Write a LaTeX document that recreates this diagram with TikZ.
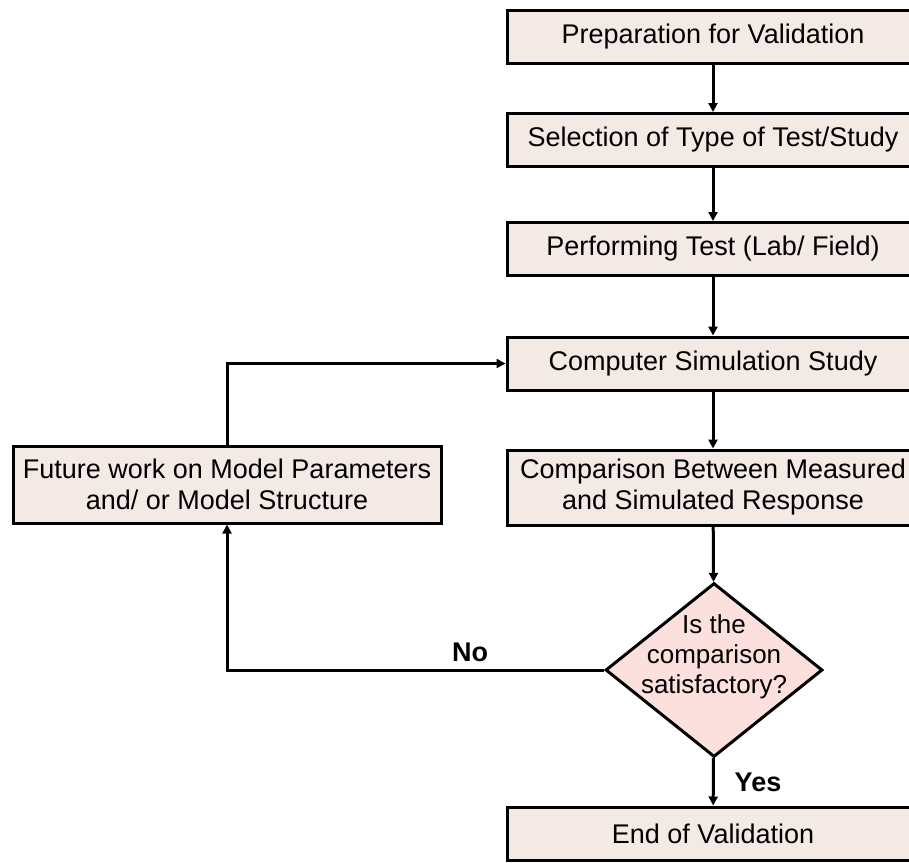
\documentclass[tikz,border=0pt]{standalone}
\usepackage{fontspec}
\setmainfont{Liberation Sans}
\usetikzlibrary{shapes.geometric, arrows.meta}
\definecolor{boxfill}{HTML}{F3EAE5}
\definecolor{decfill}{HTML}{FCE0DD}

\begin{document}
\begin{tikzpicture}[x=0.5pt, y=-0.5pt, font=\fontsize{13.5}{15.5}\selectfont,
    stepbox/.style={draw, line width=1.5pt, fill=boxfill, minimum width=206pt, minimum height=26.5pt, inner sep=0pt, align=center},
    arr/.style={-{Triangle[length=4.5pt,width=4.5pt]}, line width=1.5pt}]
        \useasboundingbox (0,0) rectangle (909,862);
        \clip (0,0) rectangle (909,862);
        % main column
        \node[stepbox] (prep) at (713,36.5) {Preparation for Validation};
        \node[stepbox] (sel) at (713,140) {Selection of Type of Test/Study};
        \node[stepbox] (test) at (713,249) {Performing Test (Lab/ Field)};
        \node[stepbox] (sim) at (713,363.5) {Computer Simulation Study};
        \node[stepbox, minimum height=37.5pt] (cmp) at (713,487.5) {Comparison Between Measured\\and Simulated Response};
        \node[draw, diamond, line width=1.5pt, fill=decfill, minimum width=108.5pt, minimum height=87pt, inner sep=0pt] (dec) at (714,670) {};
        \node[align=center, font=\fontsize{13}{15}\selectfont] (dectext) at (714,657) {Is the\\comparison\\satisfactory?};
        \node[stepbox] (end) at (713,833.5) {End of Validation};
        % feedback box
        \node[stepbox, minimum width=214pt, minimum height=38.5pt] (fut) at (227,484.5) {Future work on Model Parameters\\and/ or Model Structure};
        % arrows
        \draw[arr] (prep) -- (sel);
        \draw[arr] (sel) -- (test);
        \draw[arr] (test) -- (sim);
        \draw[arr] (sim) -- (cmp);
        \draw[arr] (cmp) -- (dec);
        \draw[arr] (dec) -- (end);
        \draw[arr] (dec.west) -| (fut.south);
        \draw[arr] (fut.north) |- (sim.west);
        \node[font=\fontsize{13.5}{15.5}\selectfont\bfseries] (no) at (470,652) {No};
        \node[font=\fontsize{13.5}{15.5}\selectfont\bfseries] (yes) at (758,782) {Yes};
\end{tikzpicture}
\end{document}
::::::
▶ Task to complete: From the material above, copy everything exactly but the pictures.

▶ Worked answer:
Write a LaTeX document that recreates this diagram with TikZ.
\documentclass[tikz,border=0pt]{standalone}
\usepackage{fontspec}
\setmainfont{Liberation Sans}
\usetikzlibrary{shapes.geometric, arrows.meta}
\definecolor{boxfill}{HTML}{F3EAE5}
\definecolor{decfill}{HTML}{FCE0DD}

\begin{document}
\begin{tikzpicture}[x=0.5pt, y=-0.5pt, font=\fontsize{13.5}{15.5}\selectfont,
    stepbox/.style={draw, line width=1.5pt, fill=boxfill, minimum width=206pt, minimum height=26.5pt, inner sep=0pt, align=center},
    arr/.style={-{Triangle[length=4.5pt,width=4.5pt]}, line width=1.5pt}]
        \useasboundingbox (0,0) rectangle (909,862);
        \clip (0,0) rectangle (909,862);
        % main column
        \node[stepbox] (prep) at (713,36.5) {Preparation for Validation};
        \node[stepbox] (sel) at (713,140) {Selection of Type of Test/Study};
        \node[stepbox] (test) at (713,249) {Performing Test (Lab/ Field)};
        \node[stepbox] (sim) at (713,363.5) {Computer Simulation Study};
        \node[stepbox, minimum height=37.5pt] (cmp) at (713,487.5) {Comparison Between Measured\\and Simulated Response};
        \node[draw, diamond, line width=1.5pt, fill=decfill, minimum width=108.5pt, minimum height=87pt, inner sep=0pt] (dec) at (714,670) {};
        \node[align=center, font=\fontsize{13}{15}\selectfont] (dectext) at (714,657) {Is the\\comparison\\satisfactory?};
        \node[stepbox] (end) at (713,833.5) {End of Validation};
        % feedback box
        \node[stepbox, minimum width=214pt, minimum height=38.5pt] (fut) at (227,484.5) {Future work on Model Parameters\\and/ or Model Structure};
        % arrows
        \draw[arr] (prep) -- (sel);
        \draw[arr] (sel) -- (test);
        \draw[arr] (test) -- (sim);
        \draw[arr] (sim) -- (cmp);
        \draw[arr] (cmp) -- (dec);
        \draw[arr] (dec) -- (end);
        \draw[arr] (dec.west) -| (fut.south);
        \draw[arr] (fut.north) |- (sim.west);
        \node[font=\fontsize{13.5}{15.5}\selectfont\bfseries] (no) at (470,652) {No};
        \node[font=\fontsize{13.5}{15.5}\selectfont\bfseries] (yes) at (758,782) {Yes};
\end{tikzpicture}
\end{document}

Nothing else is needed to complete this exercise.